Israel is unable to solve the problem of…”price tag” attacks – because it doesn’t want to solve them, former Shin Bet head Carmi Gillon said on Saturday at a cultural event in Beersheba.

“We don’t see results, because we’re not intended to see them,” Gillon said, according to Nana website. “There’s no such thing as ‘can’t do’ in the Shin Bet, just ‘don’t want.'”

…Speaking at the same event, former Mossad head Shabtai Shavit also crtiticized the government over the handling of the attacks, saying “Israel is a lawful country that does not enforce its laws.”

Similarly, I wrote here about a former Shabak agent, now a journalist, who eviscerated his former agency’s response to Jewish terror.  The Israel Broadcasting Authority quotes Gillon making an even more emphatic claim:

…The price tag phenomenon is likely to lead to the murder of another Israeli prime minister.

In other words, if you condone attacks against property and violence against Palestinian civilians, eventually you will embolden a Jewish terrorist to take the law into his own hands and commit the ultimate crime.  But there’s one problem with Gillon’s assumption: no settler need kill an Israeli prime minister because none could get elected who a settler would feel motivated to eliminate.  Anyone elected to Israel’s highest political post will do the bidding of settlers.  So why the need to kill?  In effect, the settlers have become King Louis XIV when he said: “L’etat, c’est moi.”
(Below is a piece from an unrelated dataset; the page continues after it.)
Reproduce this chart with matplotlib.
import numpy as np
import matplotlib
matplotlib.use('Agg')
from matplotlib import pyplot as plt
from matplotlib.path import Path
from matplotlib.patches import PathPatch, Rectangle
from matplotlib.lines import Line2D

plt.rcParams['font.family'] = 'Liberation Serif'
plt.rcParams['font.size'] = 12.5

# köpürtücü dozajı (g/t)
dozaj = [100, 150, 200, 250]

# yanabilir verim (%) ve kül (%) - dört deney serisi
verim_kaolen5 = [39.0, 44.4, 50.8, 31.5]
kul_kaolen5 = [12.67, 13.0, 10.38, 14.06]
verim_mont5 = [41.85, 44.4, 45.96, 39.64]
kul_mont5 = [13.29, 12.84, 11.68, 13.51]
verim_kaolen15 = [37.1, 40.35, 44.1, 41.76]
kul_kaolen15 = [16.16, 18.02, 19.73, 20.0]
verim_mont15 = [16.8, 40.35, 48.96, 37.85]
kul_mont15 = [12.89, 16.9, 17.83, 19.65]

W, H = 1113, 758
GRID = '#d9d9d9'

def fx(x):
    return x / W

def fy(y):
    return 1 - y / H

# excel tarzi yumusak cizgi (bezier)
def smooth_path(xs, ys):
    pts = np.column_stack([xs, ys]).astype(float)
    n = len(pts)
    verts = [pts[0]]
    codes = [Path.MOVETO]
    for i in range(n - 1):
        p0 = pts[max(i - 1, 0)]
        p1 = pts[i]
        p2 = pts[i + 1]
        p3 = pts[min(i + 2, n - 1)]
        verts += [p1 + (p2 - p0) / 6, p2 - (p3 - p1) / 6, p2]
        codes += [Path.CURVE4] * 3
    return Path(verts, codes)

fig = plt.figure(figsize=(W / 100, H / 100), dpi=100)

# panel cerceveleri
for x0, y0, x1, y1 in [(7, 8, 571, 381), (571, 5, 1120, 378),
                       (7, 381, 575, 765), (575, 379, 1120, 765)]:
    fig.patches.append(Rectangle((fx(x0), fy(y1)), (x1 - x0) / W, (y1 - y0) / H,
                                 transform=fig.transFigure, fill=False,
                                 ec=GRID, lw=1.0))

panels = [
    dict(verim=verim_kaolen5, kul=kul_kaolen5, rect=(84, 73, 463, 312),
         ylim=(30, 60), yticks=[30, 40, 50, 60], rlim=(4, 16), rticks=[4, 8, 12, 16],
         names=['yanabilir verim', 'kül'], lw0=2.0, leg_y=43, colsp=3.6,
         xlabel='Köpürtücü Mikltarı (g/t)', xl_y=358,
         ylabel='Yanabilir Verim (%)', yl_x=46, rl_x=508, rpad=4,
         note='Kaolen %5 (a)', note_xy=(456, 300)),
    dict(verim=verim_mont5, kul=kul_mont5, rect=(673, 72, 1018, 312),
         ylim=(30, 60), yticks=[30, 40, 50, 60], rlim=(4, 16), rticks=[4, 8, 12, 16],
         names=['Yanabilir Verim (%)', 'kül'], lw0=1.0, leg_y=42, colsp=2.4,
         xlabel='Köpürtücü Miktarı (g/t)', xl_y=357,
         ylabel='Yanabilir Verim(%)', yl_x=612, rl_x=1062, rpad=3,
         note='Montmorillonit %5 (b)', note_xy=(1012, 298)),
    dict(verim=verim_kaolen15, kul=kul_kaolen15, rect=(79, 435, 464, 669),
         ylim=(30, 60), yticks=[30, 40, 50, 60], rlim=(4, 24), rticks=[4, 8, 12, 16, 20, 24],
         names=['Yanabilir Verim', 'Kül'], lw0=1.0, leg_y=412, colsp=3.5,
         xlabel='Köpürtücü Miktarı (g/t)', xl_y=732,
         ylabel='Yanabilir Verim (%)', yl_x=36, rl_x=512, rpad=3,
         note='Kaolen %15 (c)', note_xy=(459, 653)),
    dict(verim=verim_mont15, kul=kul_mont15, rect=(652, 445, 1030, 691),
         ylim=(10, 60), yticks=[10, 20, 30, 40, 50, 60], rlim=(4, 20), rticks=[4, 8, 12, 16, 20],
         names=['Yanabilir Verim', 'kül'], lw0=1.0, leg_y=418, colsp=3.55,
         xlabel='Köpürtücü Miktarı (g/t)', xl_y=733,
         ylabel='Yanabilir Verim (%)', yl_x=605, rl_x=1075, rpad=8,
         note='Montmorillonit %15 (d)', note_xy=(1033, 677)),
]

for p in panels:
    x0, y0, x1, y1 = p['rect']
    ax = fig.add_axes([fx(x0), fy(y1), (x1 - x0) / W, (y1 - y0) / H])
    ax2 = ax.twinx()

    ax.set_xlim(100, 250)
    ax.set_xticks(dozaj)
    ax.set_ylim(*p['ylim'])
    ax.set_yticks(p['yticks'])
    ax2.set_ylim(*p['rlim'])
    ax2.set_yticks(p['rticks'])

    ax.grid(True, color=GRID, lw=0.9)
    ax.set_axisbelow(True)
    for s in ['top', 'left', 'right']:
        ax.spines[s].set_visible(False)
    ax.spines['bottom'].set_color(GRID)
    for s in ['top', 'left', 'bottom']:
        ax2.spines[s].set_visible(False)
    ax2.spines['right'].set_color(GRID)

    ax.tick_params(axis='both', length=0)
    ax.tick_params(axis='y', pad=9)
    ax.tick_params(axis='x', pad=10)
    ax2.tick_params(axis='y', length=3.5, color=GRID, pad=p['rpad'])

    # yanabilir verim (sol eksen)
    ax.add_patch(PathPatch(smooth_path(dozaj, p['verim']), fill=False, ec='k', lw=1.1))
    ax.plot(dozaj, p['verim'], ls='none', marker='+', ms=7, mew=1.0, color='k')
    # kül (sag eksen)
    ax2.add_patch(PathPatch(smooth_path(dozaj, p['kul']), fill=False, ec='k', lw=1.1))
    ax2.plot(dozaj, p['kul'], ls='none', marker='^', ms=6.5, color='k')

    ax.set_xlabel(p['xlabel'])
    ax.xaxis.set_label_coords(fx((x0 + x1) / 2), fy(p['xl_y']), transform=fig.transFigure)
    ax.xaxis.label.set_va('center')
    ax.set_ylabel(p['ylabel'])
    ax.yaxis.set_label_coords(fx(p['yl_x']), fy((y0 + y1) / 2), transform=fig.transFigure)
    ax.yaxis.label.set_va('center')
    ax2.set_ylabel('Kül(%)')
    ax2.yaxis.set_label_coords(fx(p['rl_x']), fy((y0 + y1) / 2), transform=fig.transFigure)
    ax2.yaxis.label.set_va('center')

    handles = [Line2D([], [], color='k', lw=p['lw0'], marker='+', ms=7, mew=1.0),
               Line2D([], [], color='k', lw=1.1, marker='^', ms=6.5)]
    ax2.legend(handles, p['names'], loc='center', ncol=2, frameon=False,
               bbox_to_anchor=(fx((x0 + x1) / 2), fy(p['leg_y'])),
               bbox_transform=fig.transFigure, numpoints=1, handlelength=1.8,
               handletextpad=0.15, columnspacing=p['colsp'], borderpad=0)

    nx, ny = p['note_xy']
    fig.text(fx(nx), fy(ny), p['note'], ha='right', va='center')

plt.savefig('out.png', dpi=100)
The upshot of all this is that Israel’s domestic intelligence agency reflects the will of prime minister, his government, and the people of Israel when it refuses to investigate or punish those responsible for violence against Palestinian cemeteries, mosques and personal property.  The Israeli state condones Jewish terror.  In effect these settler terrorists are unofficial agents for the state.  They know can not only get away with it, but that they’re doing a job the state tacitly approves.

Though some may find the phrase “terror state” too strong as applied to Israel, I’m afraid if the shoe fits…In other words, a state which sanctions hundreds of repetitive acts of political violence by refusing to stop it, is a state which has become terroristic.  The ‘face’ of the state will never acknowledge this.  It will make bold, meaningless statements, as Shimon Peres does regularly, decrying lawlessness and demanding it be punished.  But the proof is in the pudding.  For another example of shameful hypocrisy when it comes to denouncing settler violence, read this from the Conference of Presidents (Conference of Presidents Leaders Express Outrage at Attacks by Extremist Elements in Israel) which has the chutzpah to claim price tags are bad only because they encourage the “delegitimizers” of the world to spread hatred of Israel.
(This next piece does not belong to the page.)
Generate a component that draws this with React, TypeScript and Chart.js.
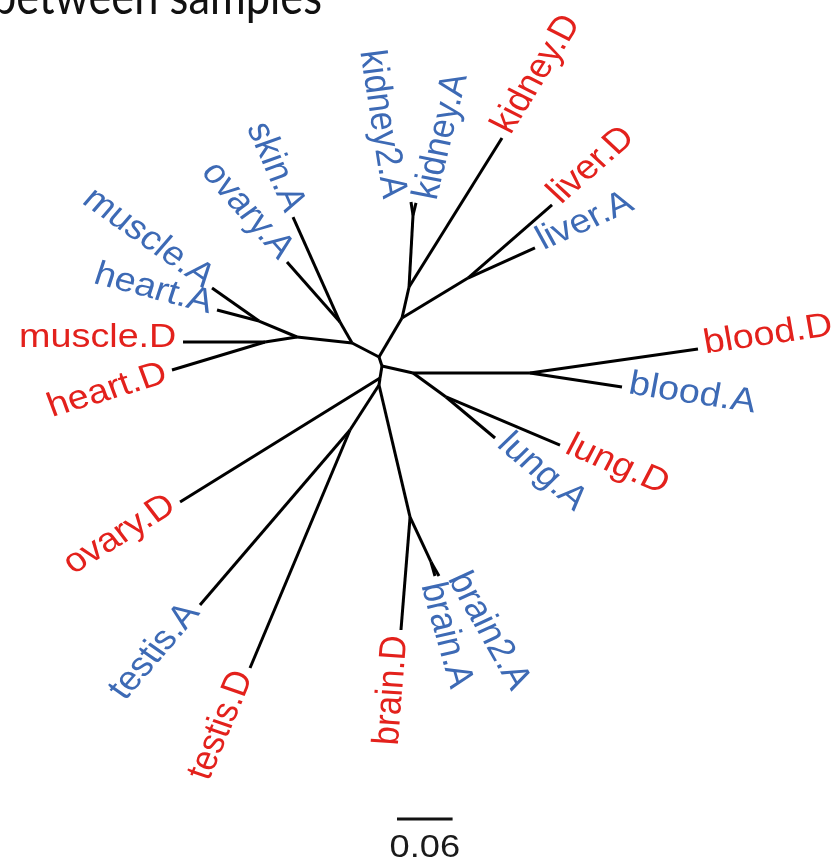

Israel and its advocates have lost their moral compass.  There is no absolute value or principle for which Israel stands.  Rather, it is a series of practical deals with the devil.  The country acknowledges morality when in its interests to do so.  But it accepts no moral obligations upon itself that would diminish its prerogatives or interests.  This is a place which has lost all right to call itself just or tolerant or even democratic.


{ 8 comments… add one }
  • Daniel F. May 4, 2014, 4:15 AM

    There exists a delicate balance between the religious right and the secular left in Israel.
    Over the years the religious right has acquired benifits and political influence beyond their numbers.
    Over zealous investigation of “price tag” attacks would cause resentment and a backlash from within the entitled right
    that would exacerbate the tensions between religious and secular Jews in Israel.
    No Jew wants to open that Pandora box.

  • Jackdaw May 4, 2014, 4:55 AM

    The resort to violence must be the sole discretion of the State, and never it’s citizens.
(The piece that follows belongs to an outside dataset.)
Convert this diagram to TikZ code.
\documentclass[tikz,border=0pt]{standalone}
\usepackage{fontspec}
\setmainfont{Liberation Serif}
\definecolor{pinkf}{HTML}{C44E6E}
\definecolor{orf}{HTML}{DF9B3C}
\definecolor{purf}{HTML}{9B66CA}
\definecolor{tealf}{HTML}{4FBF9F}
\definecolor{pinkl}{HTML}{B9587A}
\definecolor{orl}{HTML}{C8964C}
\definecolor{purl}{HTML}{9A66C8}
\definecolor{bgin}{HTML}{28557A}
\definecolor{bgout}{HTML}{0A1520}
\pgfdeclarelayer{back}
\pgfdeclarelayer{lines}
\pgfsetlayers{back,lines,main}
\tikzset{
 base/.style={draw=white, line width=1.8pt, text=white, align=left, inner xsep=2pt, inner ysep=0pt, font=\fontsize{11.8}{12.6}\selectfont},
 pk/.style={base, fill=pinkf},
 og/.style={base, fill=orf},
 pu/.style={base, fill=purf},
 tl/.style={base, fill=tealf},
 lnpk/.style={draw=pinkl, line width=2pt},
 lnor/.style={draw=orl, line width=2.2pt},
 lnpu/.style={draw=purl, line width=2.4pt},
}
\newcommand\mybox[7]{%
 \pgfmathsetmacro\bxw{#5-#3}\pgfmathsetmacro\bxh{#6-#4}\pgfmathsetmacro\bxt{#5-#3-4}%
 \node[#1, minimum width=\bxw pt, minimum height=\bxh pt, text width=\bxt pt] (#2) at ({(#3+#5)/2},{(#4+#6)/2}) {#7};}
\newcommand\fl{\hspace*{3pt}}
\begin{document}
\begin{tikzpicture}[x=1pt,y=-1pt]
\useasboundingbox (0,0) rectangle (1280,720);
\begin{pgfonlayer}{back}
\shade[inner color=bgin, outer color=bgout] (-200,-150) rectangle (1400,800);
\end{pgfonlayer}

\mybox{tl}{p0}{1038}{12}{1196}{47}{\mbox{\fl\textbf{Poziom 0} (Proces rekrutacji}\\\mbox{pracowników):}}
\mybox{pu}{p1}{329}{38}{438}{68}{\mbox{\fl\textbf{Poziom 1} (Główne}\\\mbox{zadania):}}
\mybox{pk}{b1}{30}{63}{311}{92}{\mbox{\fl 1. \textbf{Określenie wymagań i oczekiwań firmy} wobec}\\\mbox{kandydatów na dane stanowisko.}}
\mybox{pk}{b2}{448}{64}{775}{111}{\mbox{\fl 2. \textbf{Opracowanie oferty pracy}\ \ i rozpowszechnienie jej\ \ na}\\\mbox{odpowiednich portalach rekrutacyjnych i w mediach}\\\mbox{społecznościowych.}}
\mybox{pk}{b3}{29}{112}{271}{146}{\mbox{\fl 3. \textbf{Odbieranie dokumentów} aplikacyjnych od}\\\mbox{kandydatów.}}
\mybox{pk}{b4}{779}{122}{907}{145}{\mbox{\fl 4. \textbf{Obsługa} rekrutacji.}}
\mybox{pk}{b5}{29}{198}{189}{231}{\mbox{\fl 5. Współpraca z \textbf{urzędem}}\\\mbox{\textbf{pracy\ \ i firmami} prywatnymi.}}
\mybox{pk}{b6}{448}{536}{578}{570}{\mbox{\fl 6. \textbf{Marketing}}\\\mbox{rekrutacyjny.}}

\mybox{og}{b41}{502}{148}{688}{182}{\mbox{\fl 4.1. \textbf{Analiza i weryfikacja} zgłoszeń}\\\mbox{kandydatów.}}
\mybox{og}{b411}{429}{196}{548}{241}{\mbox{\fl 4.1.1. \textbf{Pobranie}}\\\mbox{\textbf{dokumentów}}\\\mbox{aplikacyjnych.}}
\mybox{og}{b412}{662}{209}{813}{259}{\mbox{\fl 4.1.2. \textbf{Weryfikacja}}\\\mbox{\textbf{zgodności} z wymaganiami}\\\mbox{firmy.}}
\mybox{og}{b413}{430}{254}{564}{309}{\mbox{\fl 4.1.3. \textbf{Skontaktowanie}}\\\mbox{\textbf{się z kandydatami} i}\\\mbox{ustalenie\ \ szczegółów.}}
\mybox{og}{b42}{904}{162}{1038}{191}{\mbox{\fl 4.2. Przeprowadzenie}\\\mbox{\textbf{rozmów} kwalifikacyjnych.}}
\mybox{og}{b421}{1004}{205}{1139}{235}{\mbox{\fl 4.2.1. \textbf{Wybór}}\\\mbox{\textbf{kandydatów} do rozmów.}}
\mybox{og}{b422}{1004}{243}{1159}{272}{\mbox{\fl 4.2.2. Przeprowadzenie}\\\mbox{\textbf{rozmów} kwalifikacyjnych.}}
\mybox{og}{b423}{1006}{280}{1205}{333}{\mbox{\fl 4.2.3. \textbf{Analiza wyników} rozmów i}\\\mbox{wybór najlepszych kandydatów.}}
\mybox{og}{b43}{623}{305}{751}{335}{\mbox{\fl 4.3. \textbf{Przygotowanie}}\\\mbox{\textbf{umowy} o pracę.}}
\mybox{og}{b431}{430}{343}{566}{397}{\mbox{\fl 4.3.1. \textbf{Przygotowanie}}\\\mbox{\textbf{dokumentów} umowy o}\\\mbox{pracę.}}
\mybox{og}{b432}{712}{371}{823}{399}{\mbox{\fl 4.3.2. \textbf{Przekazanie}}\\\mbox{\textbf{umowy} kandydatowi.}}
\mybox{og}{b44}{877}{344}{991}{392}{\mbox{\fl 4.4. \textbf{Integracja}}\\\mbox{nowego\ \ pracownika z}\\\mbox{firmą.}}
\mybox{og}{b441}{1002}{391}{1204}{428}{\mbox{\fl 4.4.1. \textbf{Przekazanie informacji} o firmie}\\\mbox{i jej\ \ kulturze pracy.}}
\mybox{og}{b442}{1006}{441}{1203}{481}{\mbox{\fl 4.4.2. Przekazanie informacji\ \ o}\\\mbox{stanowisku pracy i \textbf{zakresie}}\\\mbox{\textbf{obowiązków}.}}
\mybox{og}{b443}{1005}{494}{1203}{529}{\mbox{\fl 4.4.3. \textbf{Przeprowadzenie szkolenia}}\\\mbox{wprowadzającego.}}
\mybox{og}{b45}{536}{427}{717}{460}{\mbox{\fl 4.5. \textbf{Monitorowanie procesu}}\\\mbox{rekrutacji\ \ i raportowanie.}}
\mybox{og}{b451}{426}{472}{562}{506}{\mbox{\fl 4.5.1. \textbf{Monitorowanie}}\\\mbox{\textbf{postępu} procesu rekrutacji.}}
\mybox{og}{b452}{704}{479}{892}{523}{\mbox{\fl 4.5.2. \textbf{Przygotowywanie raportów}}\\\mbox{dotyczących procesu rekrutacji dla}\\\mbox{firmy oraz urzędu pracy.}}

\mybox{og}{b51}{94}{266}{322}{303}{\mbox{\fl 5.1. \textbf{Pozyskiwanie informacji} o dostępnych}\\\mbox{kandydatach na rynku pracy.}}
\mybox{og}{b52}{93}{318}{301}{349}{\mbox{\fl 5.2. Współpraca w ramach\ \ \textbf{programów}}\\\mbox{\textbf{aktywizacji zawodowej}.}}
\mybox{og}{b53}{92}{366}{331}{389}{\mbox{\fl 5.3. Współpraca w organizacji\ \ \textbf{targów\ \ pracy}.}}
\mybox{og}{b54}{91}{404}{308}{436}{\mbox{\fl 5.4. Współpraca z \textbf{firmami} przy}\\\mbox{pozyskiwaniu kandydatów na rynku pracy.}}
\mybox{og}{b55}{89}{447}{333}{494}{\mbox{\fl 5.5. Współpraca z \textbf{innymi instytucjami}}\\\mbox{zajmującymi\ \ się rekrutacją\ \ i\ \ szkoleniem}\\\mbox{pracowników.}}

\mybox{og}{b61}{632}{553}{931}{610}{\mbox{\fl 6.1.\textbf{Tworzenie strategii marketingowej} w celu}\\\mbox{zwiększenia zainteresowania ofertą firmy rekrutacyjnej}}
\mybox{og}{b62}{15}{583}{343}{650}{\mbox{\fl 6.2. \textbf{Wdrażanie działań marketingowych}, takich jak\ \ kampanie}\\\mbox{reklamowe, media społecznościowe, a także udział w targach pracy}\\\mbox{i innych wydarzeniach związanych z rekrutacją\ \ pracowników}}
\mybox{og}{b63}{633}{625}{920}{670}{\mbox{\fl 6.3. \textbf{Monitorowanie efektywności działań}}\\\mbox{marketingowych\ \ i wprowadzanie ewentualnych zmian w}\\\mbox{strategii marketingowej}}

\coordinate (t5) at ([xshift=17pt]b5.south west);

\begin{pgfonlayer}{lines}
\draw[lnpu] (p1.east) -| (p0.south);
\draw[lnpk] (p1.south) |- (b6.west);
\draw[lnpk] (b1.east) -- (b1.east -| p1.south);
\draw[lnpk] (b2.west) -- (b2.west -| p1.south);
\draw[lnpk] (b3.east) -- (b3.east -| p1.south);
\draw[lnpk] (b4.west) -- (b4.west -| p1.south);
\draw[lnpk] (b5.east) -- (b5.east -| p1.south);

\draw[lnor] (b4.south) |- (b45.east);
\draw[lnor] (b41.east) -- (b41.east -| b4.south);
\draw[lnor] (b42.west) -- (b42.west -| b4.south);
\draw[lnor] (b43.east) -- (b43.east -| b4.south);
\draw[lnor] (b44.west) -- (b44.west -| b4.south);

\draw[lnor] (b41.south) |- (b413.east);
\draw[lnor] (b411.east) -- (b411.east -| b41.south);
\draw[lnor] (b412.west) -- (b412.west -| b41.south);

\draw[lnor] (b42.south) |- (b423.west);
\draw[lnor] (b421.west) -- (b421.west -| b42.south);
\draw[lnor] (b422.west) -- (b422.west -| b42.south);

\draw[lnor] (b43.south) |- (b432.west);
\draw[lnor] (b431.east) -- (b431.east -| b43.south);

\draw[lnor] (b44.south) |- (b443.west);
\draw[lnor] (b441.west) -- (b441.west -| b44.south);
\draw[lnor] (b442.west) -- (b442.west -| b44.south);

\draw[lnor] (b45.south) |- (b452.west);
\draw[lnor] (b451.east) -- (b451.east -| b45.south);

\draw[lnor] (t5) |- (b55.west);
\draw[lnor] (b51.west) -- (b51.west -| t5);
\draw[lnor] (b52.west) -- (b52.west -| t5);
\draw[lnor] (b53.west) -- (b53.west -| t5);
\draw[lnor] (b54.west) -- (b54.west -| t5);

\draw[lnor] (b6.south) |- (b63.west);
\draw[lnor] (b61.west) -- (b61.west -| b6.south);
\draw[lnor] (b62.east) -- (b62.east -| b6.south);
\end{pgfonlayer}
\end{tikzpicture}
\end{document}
    I wholly agree that settler violence and ‘price tags’ must both be ruthlessly suppressed by the organs of the State.

  • Nonsense May 4, 2014, 6:19 AM

    May someone remind Carmi Gilon, who was the head of the Shin Bet during the Rabin assassination, that “There’s no such thing as ‘can’t do’ in the Shin Bet, just ‘don’t want.”

    Price tag, in the form being preformed today as an act of cowardliness.

  • itsik May 4, 2014, 6:48 AM

    The picture is of Avi Dichter and Yuval Diskin.

  • Oui May 4, 2014, 12:28 PM

    Israel police spokesman Micky Rosenfeld says it’s just hooliganism. One cannot equate these squatter attacks as terrorism.

    “Attacks by extremist Israeli settlers against Palestinian residents, property, and places of worship in the West Bank continued and were largely unprosecuted,” the State Department report said, citing UN and NGO data.

  • nessim dayan May 4, 2014, 3:28 PM

    please scream louder as loudest as you can and get as many as you can get to scream it loudest. we the abhorrent majority that has been eviscerated by a tiny population have nothing better than to call this a RACIST COUNTRY, no shred of democracy, civility or vestige of education (not in the studying sense) is left. I am sick to my stomach to hear what goes for politics. so low as to go kiss putin’s ring rather than to stand by the country that contributes most children to the israeli army, UKRAINE. This is the result of Adelson/Aipac nurturing.

  • Donald May 5, 2014, 8:24 PM

    Off topic, but I think you should jump in on the discussion about the Nahum Barnea interview with some unnamed American official.


    There’ve been a couple of pieces at Mondoweiss, Jerome Slater’s blog, Mitchell Plitnick,and probably some others. They have slightly different takes. I found the Slater/Plitnick pieces the most interesting. For me the real point would be to urge our mainstream press to cover it, as it’s a very revealing interview in all kinds of ways.

    • Oui May 5, 2014, 9:34 PM

      Thanks for the links. I read the first reference of the eye-catcher by Larry Derfner @972+
      ○ U.S. post-mortem on peace talks: Israel killed them

      Earlier note by RS: I’m delighted that The Nation has republished, Israel-Palestine: Kerry’s Peace Talks Hit the Separation Wall, which I wrote for Foreign Policy in Focus, on the death of the U.S. brokered Israel-Palestine peace talks.